Let me add a few details that tears apart the justification a little more. But I'll have to introduce some speculation about the motives of reusing only part of the first stage, then I can go about tearing them down:
- Perhaps the OP thinks it will be easier to maneuver without the top tank, or at least less likely to break
- Perhaps only recovering the bottom part will require either less fuel or less thrust, making it more viable
I will argue that the real effect of both of these are actually opposite of the intention.
One analogy is that that balancing the first stage is like balancing a baseball bat on the top of your hand. But I think this ignores several aerodynamic factors. The center of gravity is higher with the top of the tank attached, but the center of pressure also moves in a stabilizing mode. If you drop a pipe with a weighted end, then the natural forces will tend to keep it upright. This doesn't change the need for active control once you fire the engines, but you need that anyway.
Also, regarding the point #2, consider the following:
http://cosmiclog.nbcnews.com/_news/2013/03/09/17251376-spacexs-elon-musk-shows-off-grasshopper-test-rockets-latest-hop?lite
"Grasshopper touched down with its most accurate thus far on the centermost part of the launch pad," SpaceX said. "At touchdown, the thrust-to-weight ratio of the vehicle was greater than one, proving a key landing algorithm for Falcon 9."
When the first stage lands, its thrust to weight ratio is greater than 1. If that sounds crazy to you, you read it right. As such, it would actually be more convenient to have the stage weigh more when it lands. Saving mass at this point isn't a benefit, it's a detriment. You can't throttle the engine down enough to get a perfect hovering type of landing. If you shed more mass, then you'll have to hit the ground harder, and with less margin of error.

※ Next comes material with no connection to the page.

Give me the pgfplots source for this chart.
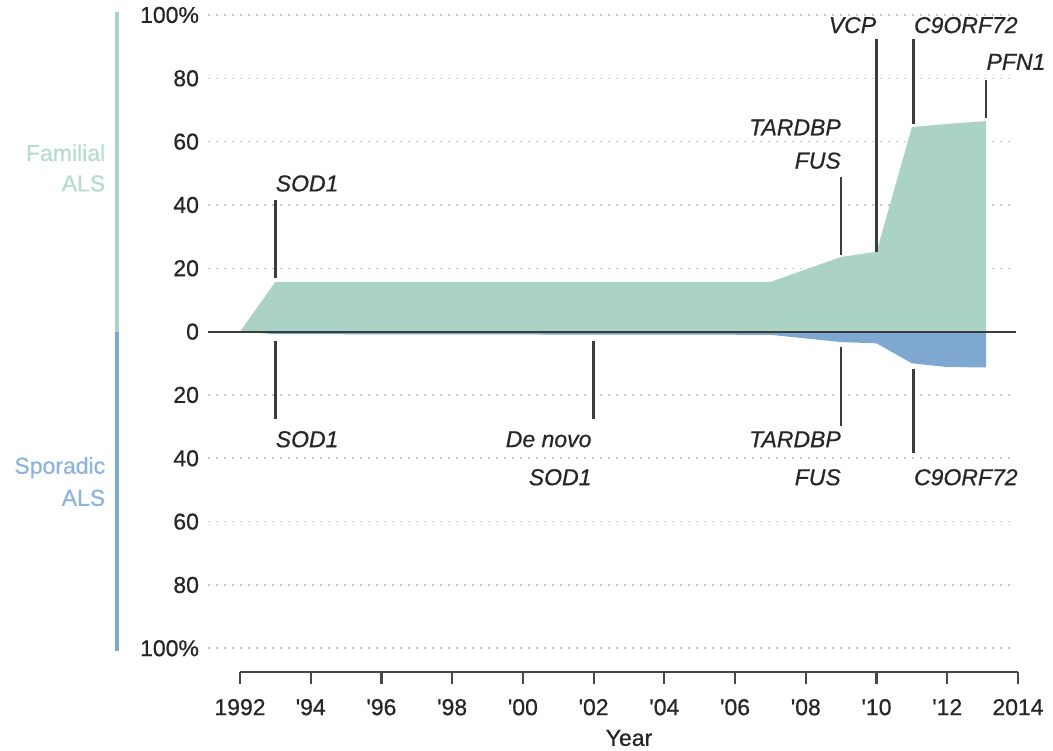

TANGENT: This scheme doesn't make any sense for the first stage, true. But maybe it makes sense for the 2nd, or final, stage? If this rocket reaches orbit, then you have a big problem for making it back in through the atmosphere and propulsive reentry is going to be decimated by propellent budget. As such, I think there is growing acceptance that final stage re-usability can not be anything like first stage.
Speaking extremely speculatively, a fix for this might possibly be to reenter some of the final stage's hardware inside of a capsule and heat shield sent up separately. The idea is that you tear down the rocket in an orbital workshop and prioritize the most valuable and easy to reuse parts. If you can pack those parts from several launches into a single capsule, then it could possibly make economic sense. This would be a form of re-usability for the engines, but not the tanks.
I don't know if it's a very good idea, but it could be coherent.